Читать книгу Bisexuality and the Challenge to Lesbian Politics - Paula C Rust - Страница 20

Chapters 4, 5, and 7 will present the findings of research in which I explored lesbian and bisexual women’s opinions on the topic of bisexuality. But before I present the findings it is important for you to know something about the women who participated in the study. The odds are that you and your friends were not among the women who participated, so you might be wondering how the findings could possibly be relevant to you, much less reflect your own opinions. This chapter will answer that question, and it will give you information that you need in order to draw your own conclusions about the findings. Readers who are familiar with scientific sampling methods might want to skip to the subheading “How Lesbian and Bisexual Women Were Recruited to Participate in the Study.”

It would have been impossible, for many practical reasons, to survey all lesbians and bisexual women in the U.S. Instead of surveying an entire population, social scientists usually select particular members of the population as representatives of the population and survey these people. In other words, we take a sample of the population and then we use the information these people give us to draw informed conclusions about the population as a whole. In this way, scientists use limited financial resources to focus on getting the most accurate information possible from the people they have selected, instead of obtaining poor quality information from a larger number of people.

It may seem risky to draw conclusions about a whole population based on information from just a sample, and it can be if it is not done properly. How do scientists know that the people who are sampled really represent everyone else fairly? We do, if we have drawn the sample using methods that guarantee that each member of a population has an equal chance¹ of being selected for inclusion in the sample. When these methods are used, we can be reasonably certain that various segments of the population, and their opinions, are represented in the sample in the same proportion in which they appear in the population as a whole. Therefore, the sample should provide an accurate micropicture of the whole population. There is always a possibility that this will not be the case, but even the magnitude of this possibility is known if scientific sampling methods have been used. Social scientists generally do not report findings from a sample unless they are at least 95% certain that the findings are an accurate reflection of the whole population.
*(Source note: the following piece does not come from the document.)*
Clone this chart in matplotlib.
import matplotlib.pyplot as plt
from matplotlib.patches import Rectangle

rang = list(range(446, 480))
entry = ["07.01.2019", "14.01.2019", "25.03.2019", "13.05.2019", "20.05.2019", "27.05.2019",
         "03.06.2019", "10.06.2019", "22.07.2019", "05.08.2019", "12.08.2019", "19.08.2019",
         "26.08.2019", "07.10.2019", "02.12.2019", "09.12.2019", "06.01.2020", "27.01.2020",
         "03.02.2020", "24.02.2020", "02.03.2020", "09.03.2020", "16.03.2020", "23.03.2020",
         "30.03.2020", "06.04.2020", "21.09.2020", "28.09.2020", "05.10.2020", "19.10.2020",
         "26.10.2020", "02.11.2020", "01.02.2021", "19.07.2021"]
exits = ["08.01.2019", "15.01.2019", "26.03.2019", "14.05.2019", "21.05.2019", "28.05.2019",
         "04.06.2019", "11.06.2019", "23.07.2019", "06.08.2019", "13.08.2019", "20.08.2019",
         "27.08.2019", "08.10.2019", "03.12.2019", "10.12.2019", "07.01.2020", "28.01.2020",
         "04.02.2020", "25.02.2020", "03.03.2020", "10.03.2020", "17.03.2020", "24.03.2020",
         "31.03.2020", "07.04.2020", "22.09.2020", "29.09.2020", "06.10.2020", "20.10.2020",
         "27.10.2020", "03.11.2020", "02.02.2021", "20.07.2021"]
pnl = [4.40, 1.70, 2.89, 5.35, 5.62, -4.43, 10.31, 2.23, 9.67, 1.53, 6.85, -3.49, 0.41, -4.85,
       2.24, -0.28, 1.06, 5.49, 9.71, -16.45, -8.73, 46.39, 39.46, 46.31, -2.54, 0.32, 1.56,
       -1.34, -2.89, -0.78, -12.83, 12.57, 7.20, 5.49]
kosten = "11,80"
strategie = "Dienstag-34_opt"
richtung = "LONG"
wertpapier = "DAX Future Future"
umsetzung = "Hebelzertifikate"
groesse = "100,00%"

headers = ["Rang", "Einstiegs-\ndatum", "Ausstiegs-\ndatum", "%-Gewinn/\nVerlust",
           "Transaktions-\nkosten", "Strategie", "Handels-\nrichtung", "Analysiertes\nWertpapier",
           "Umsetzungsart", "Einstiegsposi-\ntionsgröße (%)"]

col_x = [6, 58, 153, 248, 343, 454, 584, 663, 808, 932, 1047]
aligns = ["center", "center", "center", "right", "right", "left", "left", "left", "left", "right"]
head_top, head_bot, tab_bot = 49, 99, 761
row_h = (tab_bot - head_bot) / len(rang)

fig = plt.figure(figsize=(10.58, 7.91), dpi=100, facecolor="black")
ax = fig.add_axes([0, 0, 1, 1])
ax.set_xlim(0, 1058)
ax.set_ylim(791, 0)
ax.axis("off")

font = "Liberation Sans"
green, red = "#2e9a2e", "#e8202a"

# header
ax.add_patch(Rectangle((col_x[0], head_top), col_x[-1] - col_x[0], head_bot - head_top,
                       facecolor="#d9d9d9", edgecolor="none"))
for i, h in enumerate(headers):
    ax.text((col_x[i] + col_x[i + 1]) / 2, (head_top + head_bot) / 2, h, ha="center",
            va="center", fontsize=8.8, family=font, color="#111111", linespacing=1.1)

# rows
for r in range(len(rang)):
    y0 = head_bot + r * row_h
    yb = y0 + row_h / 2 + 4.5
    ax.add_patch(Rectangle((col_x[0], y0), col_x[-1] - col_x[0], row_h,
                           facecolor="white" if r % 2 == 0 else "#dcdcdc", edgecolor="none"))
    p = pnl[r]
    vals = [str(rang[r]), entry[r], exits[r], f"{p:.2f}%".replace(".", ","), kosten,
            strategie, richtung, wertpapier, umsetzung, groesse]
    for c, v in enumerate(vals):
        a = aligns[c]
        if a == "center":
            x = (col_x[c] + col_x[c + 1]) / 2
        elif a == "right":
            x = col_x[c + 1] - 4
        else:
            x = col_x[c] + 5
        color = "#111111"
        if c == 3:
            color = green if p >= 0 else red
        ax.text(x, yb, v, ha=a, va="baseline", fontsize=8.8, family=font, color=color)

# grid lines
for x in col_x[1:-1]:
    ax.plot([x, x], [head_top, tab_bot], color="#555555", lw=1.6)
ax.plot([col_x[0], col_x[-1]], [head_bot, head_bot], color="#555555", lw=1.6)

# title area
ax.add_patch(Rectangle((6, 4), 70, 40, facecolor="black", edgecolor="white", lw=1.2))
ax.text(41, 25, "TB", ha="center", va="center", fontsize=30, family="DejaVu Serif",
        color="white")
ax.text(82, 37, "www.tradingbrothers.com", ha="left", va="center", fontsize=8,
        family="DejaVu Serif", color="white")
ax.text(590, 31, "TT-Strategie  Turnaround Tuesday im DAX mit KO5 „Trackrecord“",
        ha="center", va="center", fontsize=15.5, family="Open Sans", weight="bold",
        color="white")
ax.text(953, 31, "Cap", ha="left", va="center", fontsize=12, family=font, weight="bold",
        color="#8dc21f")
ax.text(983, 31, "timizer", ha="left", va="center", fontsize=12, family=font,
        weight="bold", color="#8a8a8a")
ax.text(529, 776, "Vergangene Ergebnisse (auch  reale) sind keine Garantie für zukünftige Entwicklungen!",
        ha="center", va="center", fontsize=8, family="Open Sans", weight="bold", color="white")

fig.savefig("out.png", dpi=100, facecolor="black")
Readers who are unfamiliar with scientific sampling procedures can consult any textbook on social scientific research methods.
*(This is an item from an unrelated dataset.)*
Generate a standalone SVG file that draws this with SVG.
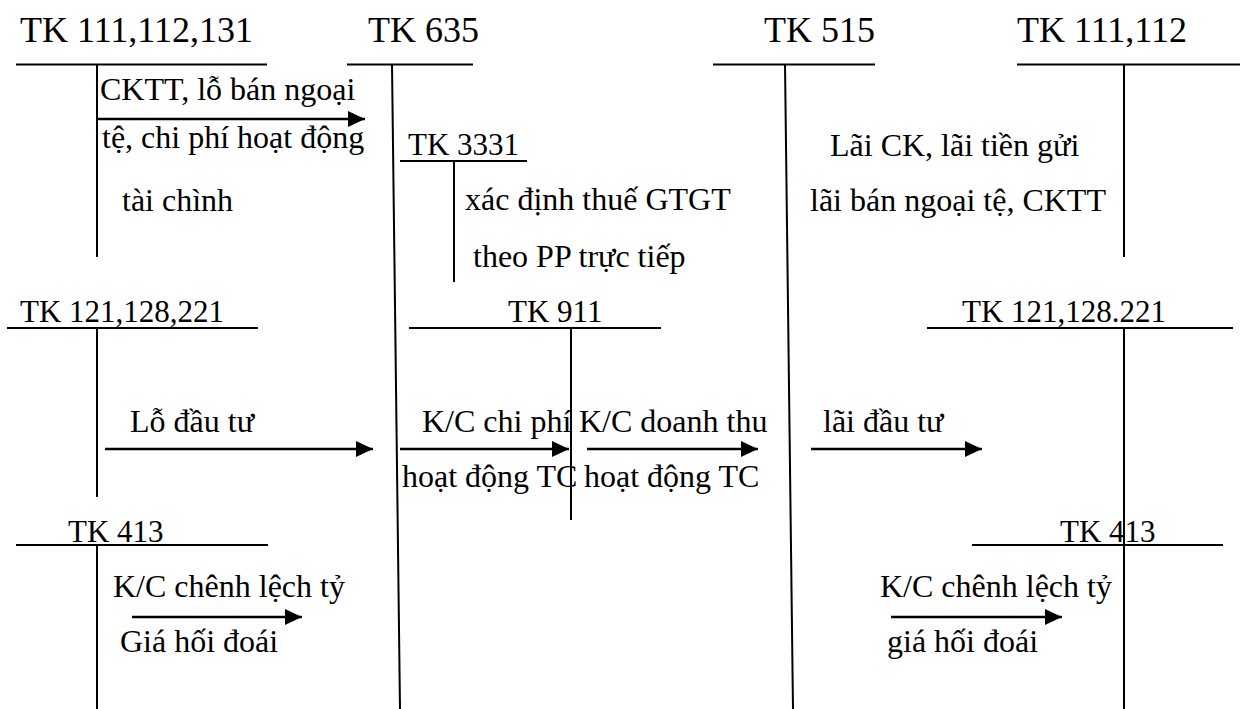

But lesbian and bisexual women cannot be sampled using representative sampling methods. In order to draw a representative sample a researcher must begin with a complete listing of all members of the population. It would be impossible to make a list of all lesbian and bisexual women because many of us are isolated or closeted. Therefore, lesbian and bisexual women have to be sampled by methods that are designed to maximize the diversity of the sample, rather than its representativeness. In other words, participants need to be recruited in ways that guarantee that women of different socioeconomic classes, racial/ethnic groups, educational levels, incomes, ages, political orientations, etc., are included in the sample. Their number in the sample will probably not be proportionate to their number in the whole population, but they will be represented.
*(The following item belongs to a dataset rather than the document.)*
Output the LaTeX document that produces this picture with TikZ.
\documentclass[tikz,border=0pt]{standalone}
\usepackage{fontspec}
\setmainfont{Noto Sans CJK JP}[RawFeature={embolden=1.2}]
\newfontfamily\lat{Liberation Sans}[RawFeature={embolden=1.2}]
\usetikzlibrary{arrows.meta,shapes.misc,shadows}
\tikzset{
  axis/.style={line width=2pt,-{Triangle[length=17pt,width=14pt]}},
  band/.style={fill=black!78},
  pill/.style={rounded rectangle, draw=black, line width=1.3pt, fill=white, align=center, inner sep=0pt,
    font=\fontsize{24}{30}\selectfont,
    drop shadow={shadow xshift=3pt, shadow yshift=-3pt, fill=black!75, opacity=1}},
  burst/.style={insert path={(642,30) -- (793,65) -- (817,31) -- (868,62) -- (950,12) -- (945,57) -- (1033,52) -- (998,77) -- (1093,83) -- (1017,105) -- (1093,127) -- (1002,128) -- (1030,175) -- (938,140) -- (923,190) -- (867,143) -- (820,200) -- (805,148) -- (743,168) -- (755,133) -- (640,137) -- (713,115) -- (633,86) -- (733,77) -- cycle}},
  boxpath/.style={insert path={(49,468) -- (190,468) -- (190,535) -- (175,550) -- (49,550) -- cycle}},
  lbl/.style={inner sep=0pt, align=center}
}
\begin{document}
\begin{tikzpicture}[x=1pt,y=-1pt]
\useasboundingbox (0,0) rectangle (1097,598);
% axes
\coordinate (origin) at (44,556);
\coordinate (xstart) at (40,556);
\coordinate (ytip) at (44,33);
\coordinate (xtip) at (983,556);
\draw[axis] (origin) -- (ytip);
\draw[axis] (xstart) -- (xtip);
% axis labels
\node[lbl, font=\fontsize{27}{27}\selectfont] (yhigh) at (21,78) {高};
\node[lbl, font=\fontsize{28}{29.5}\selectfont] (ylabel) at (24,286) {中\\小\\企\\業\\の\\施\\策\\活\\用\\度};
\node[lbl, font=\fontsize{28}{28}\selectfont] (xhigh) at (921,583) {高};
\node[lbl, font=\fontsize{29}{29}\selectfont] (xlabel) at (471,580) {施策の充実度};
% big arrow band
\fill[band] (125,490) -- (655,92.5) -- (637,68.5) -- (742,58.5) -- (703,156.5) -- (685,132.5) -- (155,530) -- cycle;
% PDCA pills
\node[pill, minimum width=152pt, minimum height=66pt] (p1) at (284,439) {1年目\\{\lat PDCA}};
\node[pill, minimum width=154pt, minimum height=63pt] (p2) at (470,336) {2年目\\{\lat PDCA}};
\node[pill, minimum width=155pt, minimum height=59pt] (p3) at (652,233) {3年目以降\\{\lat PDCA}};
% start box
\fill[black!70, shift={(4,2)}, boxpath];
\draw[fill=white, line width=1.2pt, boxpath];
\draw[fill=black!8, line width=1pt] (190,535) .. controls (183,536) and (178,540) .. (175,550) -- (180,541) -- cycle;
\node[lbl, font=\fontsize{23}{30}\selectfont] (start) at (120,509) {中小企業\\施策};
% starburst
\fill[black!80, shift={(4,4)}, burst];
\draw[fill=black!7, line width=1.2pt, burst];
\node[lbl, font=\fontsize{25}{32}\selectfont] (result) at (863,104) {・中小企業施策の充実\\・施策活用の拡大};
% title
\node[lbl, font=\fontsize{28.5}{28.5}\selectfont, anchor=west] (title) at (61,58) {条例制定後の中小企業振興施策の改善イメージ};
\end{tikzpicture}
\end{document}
When samples are recruited by methods that emphasize diversity rather than representativeness, findings have to be interpreted with special care. For example, if I had been able to draw a representative sample of lesbians and I found that 15% had children, then I would be able to say, with a known degree of certainty, that 15% of all lesbians have children. But, since the lesbians who participated in my study are not a representative sample, I do not know how accurate it would be to conclude that 15% of all lesbians have children. I can, however, look at differences between groups of study participants with some confidence. For example, later in this chapter I will report that 15% of lesbian-identified women in the study had children, whereas 25% of bisexual-identified women in the study had children. On the basis of these results, I have reason to believe that in the population at large bisexual-identified women are indeed more likely to have children than lesbian-identified women. Neither the 15% nor the 25% might be accurate; both of these figures might be inflated or deflated. But, unless I have some reason to believe that there were factors in my sampling methods that affected lesbian-identified mothers’ participation rate differently than bisexual-identified mothers’ participation rate, I can cautiously assume that both figures are equally inflated or deflated and that the difference between them reflects a real difference between the rates of motherhood among bisexual and lesbian-identified women in general.

In chapters 5 and 7, the findings will sometimes be presented in terms of differences between lesbian and bisexual women, or between women of different ages, racial/ethnic groups, classes, etc. Most findings will not be presented in terms of percentages or other numbers; most will be anecdotal or narrative descriptions of the different opinions that were expressed by women who participated in the study. However, when findings are expressed in terms of numbers, they will sometimes be accompanied by a “test of statistical significance.” There are many different kinds of statistical significance tests, and each is appropriate under particular circumstances, but all significance tests produce a “p-value.” Above, I mentioned that social scientists do not usually report findings from samples unless they are at least 95% certain that the finding is an accurate reflection of the whole population. The degree of uncertainty is measured by the p-value. The lower the p-value, the more certain the researcher can be that a finding in the sample is also true for the whole population. For example, if the p-value for a finding of difference between two groups in the sample is .05, then there is a 95% chance that these two groups really are different in the whole population. A p-value of .01 indicates 99% certainty, and so on. Significance tests were designed for use on representative samples, and they are accurate for these types of samples. Because the sample on which this study is based is not a representative sample, the significance tests are only guidelines to the certainty of the findings.